A Dhaka tribunal today sentenced five members of banned militant outfit Ansar al Islam to death and another to life in jail for killing Avijit.
"The main two culprits -- Sayed Ziaul Haque, the top commander, and Akram Hossain, the top operative of the militant group that attacked us -- have never been caught," she stated.
"Last week (in the verdict following the murder of Avi's publisher, Faisal Arefin Dipan, in 2015), we learned that Haque continued to mastermind the serial killings of other secular writers and publishers for eight months after Avi and I were attacked. And yet, Bangladeshi authorities failed to put him behind bars.
"Avi died, I barely survived and then the killing spree continued for another year," she wrote.
She said that in the last six years, not one person investigating the case in Bangladesh reached out to her, even though she is a direct witness and victim of the attack.
"In January, the state lawyer in the case publicly lied, saying that I did not agree to be a witness in the trial. The truth is, no one from Bangladesh's government or the prosecution has ever contacted me," she said in her statement.
However, the Assistant Public Prosecutor Golam Sharuar Khan claimed to The Daily Star that she was summoned on December 11, 2019 to appear as a witness on December 30.
She questioned certain aspects of the investigation.
"On February 26, 2015, Avi and I were invited to meet a group of science writers. The people who organized that event kept us waiting for hours. Finally, we met the group in the evening. After the event, we were attacked, and Avi was killed. Were the organizers of that event ever investigated? What was the outcome?" she said.
She further asked why an alleged militant involved with the attack on her and her husband was killed in an extra-judicial killing.
"Today, civilized countries cannot get away with extrajudicial killings. But in 2016, Bangladeshi police carried out the extrajudicial killing (via "crossfire," as it's commonly called in Bangladesh) of Mukul Rana 'Sharif.' He was reportedly a top operative of the militant group that attacked us. Sharif was in police custody for months before the authorities killed him. Why was Sharif killed?" she questioned.

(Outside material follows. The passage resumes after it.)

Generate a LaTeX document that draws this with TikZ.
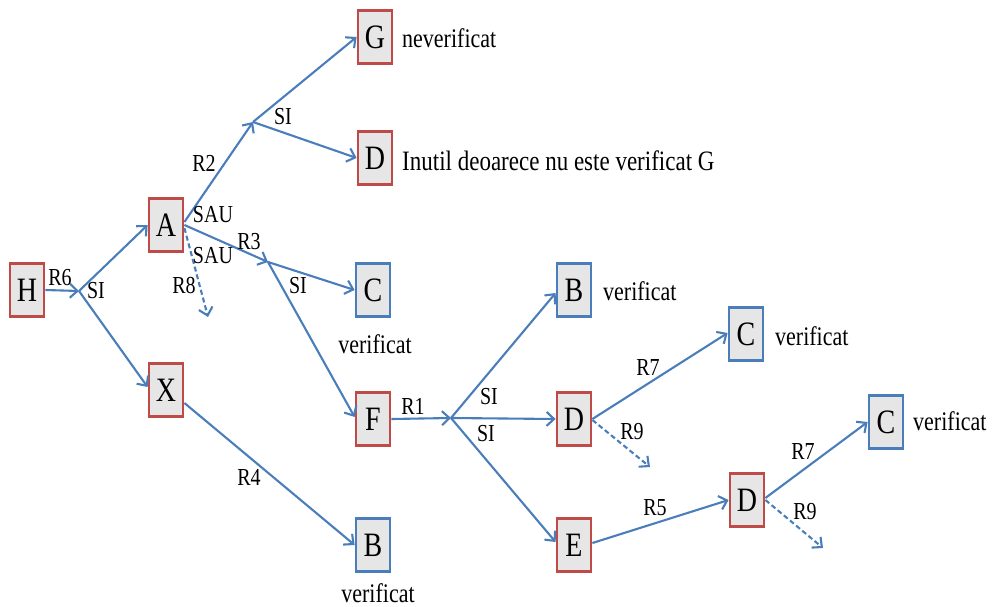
\documentclass[tikz,border=0pt]{standalone}
\usepackage{fontspec}
\usepackage{graphicx}
\setmainfont{Liberation Serif}
\usetikzlibrary{arrows.meta}
\definecolor{linkblue}{HTML}{4A7EBB}
\definecolor{boxred}{HTML}{BE4B48}
\definecolor{boxfill}{HTML}{E6E6E6}
% slightly tall lettering
\newcommand{\tallt}[1]{\scalebox{1}[1.22]{#1}}

\begin{document}
\begin{tikzpicture}[x=1pt,y=-1pt,
  box/.style={draw=boxred, fill=boxfill, line width=2.8pt, minimum width=34pt,
    minimum height=53pt, inner sep=0pt, font=\fontsize{28}{30}\selectfont},
  okbox/.style={box, draw=linkblue},
  link/.style={draw=linkblue, line width=2.1pt,
    -{Straight Barb[length=7.5pt,width=14pt]}},
  maybe/.style={link, dash pattern=on 5pt off 3pt},
  lbl/.style={font=\fontsize{20}{22}\selectfont, inner sep=0pt},
  note/.style={font=\fontsize{22}{24}\selectfont, inner sep=0pt},
]
\fill[white] (0,0) rectangle (995,607);
\useasboundingbox (0,0) rectangle (995,607);

% goal and rule nodes
\node[box]   (H)  at (27,290)  {\tallt{H}};
\node[box]   (A)  at (166,225) {\tallt{A}};
\node[box]   (X)  at (166,390) {\tallt{X}};
\node[box]   (G)  at (375,37)  {\tallt{G}};
\node[box]   (Dt) at (375,158) {\tallt{D}};
\node[okbox] (Cm) at (373,290) {\tallt{C}};
\node[box]   (F)  at (373,419) {\tallt{F}};
\node[okbox] (Bb) at (373,545) {\tallt{B}};
\node[okbox] (Br) at (574,290) {\tallt{B}};
\node[box]   (Dm) at (574,419) {\tallt{D}};
\node[box]   (E)  at (574,545) {\tallt{E}};
\node[box]   (Dl) at (747,500) {\tallt{D}};
\node[okbox] (Cu) at (746,334) {\tallt{C}};
\node[okbox] (Cl) at (886,422) {\tallt{C}};

% branching points and open ends
\coordinate (j1) at (79,291);
\coordinate (j2) at (253,122);
\coordinate (j3) at (268,262);
\coordinate (j4) at (451,418);
\coordinate (r8end) at (208,317);
\coordinate (r9a) at (650,467);
\coordinate (r9b) at (823,548);

% connectors
\draw[link] (H.east) -- (j1);
\draw[link] (j1) -- (A.west);
\draw[link] (j1) -- ([yshift=3pt]X.west);
\draw[link] ([yshift=3pt]A.east) -- (j2);
\draw[link] (j2) -- (G.west);
\draw[link] (j2) -- (Dt.west);
\draw[link] (A.east) -- (j3);
\draw[maybe] ([yshift=-3pt]A.east) -- (r8end);
\draw[link] (j3) -- (Cm.west);
\draw[link] (j3) -- ([yshift=2pt]F.west);
\draw[link] ([yshift=-13pt]X.east) -- (Bb.west);
\draw[link] (F.east) -- (j4);
\draw[link] (j4) -- ([yshift=-3pt]Br.west);
\draw[link] (j4) -- (Dm.west);
\draw[link] (j4) -- ([yshift=3pt]E.west);
\draw[link] (Dm.east) -- ([yshift=1pt]Cu.west);
\draw[maybe] ([yshift=-1pt]Dm.east) -- (r9a);
\draw[link] ([yshift=2pt]E.east) -- (Dl.west);
\draw[link] ([yshift=2pt]Dl.east) -- (Cl.west);
\draw[maybe] (Dl.east) -- (r9b);

% connector labels
\node[lbl] (lR6)  at (60,278)  {\tallt{R6}};
\node[lbl] (lSI1) at (96,291)  {\tallt{SI}};
\node[lbl] (lR2)  at (204,163) {\tallt{R2}};
\node[lbl] (lSI2) at (283,117) {\tallt{SI}};
\node[lbl] (lSAU1) at (213,215) {\tallt{SAU}};
\node[lbl] (lSAU2) at (213,256) {\tallt{SAU}};
\node[lbl] (lR3)  at (249,242) {\tallt{R3}};
\node[lbl] (lR8)  at (184,286) {\tallt{R8}};
\node[lbl] (lSI3) at (298,286) {\tallt{SI}};
\node[lbl] (lR4)  at (249,477) {\tallt{R4}};
\node[lbl] (lR1)  at (413,406) {\tallt{R1}};
\node[lbl] (lSI4) at (489,397) {\tallt{SI}};
\node[lbl] (lSI5) at (486,434) {\tallt{SI}};
\node[lbl] (lR7a) at (648,368) {\tallt{R7}};
\node[lbl] (lR9a) at (632,432) {\tallt{R9}};
\node[lbl] (lR5)  at (655,508) {\tallt{R5}};
\node[lbl] (lR7b) at (803,452) {\tallt{R7}};
\node[lbl] (lR9b) at (805,512) {\tallt{R9}};

% status notes
\node[note, anchor=west] (nG)  at (402,38)  {\tallt{neverificat}};
\node[note, anchor=west, font=\fontsize{23}{25}\selectfont] (nDt) at (402,161)
  {\tallt{Inutil deoarece nu este verificat G}};
\node[note]              (nCm) at (375,344) {\tallt{verificat}};
\node[note, anchor=west] (nBr) at (603,291) {\tallt{verificat}};
\node[note, anchor=west] (nCu) at (775,336) {\tallt{verificat}};
\node[note, anchor=west] (nCl) at (913,421) {\tallt{verificat}};
\node[note]              (nBb) at (378,593) {\tallt{verificat}};
\end{tikzpicture}
\end{document}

Bonya concluded by saying that Bangladesh's government has become more autocratic since they were attacked. "Freedom of speech has been restricted further, secular writers, bloggers, activists were forced to leave the country during and after 2015, a harsher Digital Security Act has been enacted, bloggers, writers, publishers have been persecuted for their writings on a regular basis." Bangladesh's authorities are "increasingly friendly with Hefazat-e-Islam, the Islamist group of madrassah teachers and students, that demanded 'the heads' of secular writers and bloggers in 2014," she said.
She pointed out that Dipan murder case verdict from last week includes a line that states in 2015, money used to flow in to kill "bloggers, publishers and homosexuals in the country."
"I want to know who has investigated this flow of money?" she asked. "What will these verdicts accomplish, if we don't get to the source of the money -- or rather, to the source of the killings?"